▸ **DIRECTION**
Transcribe all of the data exactly. Omit the pictures.

▸ **DATA SECTION**
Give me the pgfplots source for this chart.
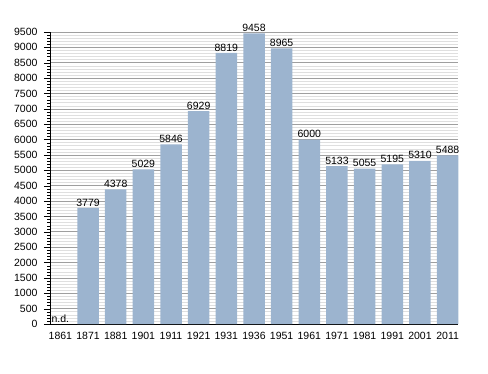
\documentclass[border=0pt]{standalone}
\usepackage{fontspec}
\setmainfont{Liberation Sans}
\usepackage{pgfplots}
\pgfplotsset{compat=1.18}
\definecolor{barblue}{RGB}{156,180,207}
\begin{document}
\begin{tikzpicture}[x=1pt,y=1pt]
\path[use as bounding box] (0,0) rectangle (488,373);
\begin{axis}[
  at={(50pt,49pt)}, anchor=south west,
  scale only axis, width=408pt, height=292pt,
  xmin=-0.375, xmax=14.375, ymin=0, ymax=9500,
  axis x line*=bottom, axis y line*=left,
  axis line style={black},
  clip=false,
  /pgf/number format/assume math mode=true,
  /pgf/number format/1000 sep={},
  ticklabel style={font=\fontsize{10.5}{12}\selectfont},
  xtick={0,...,14},
  xticklabels={1861,1871,1881,1901,1911,1921,1931,1936,1951,1961,1971,1981,1991,2001,2011},
  x tick style={draw=none},
  xticklabel style={yshift=1pt},
  yticklabel style={xshift=-3pt},
  ytick distance=500,
  minor y tick num=4,
  ymajorgrids, yminorgrids,
  major grid style={gray!75, line width=0.6pt},
  minor grid style={gray!25, line width=0.5pt},
  y tick style={black},
  tick align=outside,
  major tick length=6pt,
  minor tick length=3pt,
]
\addplot[ybar, bar width=21.5pt, fill=barblue, draw=none,
  nodes near coords,
  every node near coord/.append style={font=\fontsize{10.5}{12}\selectfont, black, inner sep=1.5pt}]
  coordinates {
  (1,3779) (2,4378) (3,5029) (4,5846) (5,6929) (6,8819) (7,9458)
  (8,8965) (9,6000) (10,5133) (11,5055) (12,5195) (13,5310) (14,5488)
  };
\node[anchor=south, font=\fontsize{10.5}{12}\selectfont, inner sep=1.5pt] at (axis cs:0,0) {n.d.};
\end{axis}
\end{tikzpicture}
\end{document}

▸ **REPLY TO THE EXERCISE**
Give me the pgfplots source for this chart.
\documentclass[border=0pt]{standalone}
\usepackage{fontspec}
\setmainfont{Liberation Sans}
\usepackage{pgfplots}
\pgfplotsset{compat=1.18}
\definecolor{barblue}{RGB}{156,180,207}
\begin{document}
\begin{tikzpicture}[x=1pt,y=1pt]
\path[use as bounding box] (0,0) rectangle (488,373);
\begin{axis}[
  at={(50pt,49pt)}, anchor=south west,
  scale only axis, width=408pt, height=292pt,
  xmin=-0.375, xmax=14.375, ymin=0, ymax=9500,
  axis x line*=bottom, axis y line*=left,
  axis line style={black},
  clip=false,
  /pgf/number format/assume math mode=true,
  /pgf/number format/1000 sep={},
  ticklabel style={font=\fontsize{10.5}{12}\selectfont},
  xtick={0,...,14},
  xticklabels={1861,1871,1881,1901,1911,1921,1931,1936,1951,1961,1971,1981,1991,2001,2011},
  x tick style={draw=none},
  xticklabel style={yshift=1pt},
  yticklabel style={xshift=-3pt},
  ytick distance=500,
  minor y tick num=4,
  ymajorgrids, yminorgrids,
  major grid style={gray!75, line width=0.6pt},
  minor grid style={gray!25, line width=0.5pt},
  y tick style={black},
  tick align=outside,
  major tick length=6pt,
  minor tick length=3pt,
]
\addplot[ybar, bar width=21.5pt, fill=barblue, draw=none,
  nodes near coords,
  every node near coord/.append style={font=\fontsize{10.5}{12}\selectfont, black, inner sep=1.5pt}]
  coordinates {
  (1,3779) (2,4378) (3,5029) (4,5846) (5,6929) (6,8819) (7,9458)
  (8,8965) (9,6000) (10,5133) (11,5055) (12,5195) (13,5310) (14,5488)
  };
\node[anchor=south, font=\fontsize{10.5}{12}\selectfont, inner sep=1.5pt] at (axis cs:0,0) {n.d.};
\end{axis}
\end{tikzpicture}
\end{document}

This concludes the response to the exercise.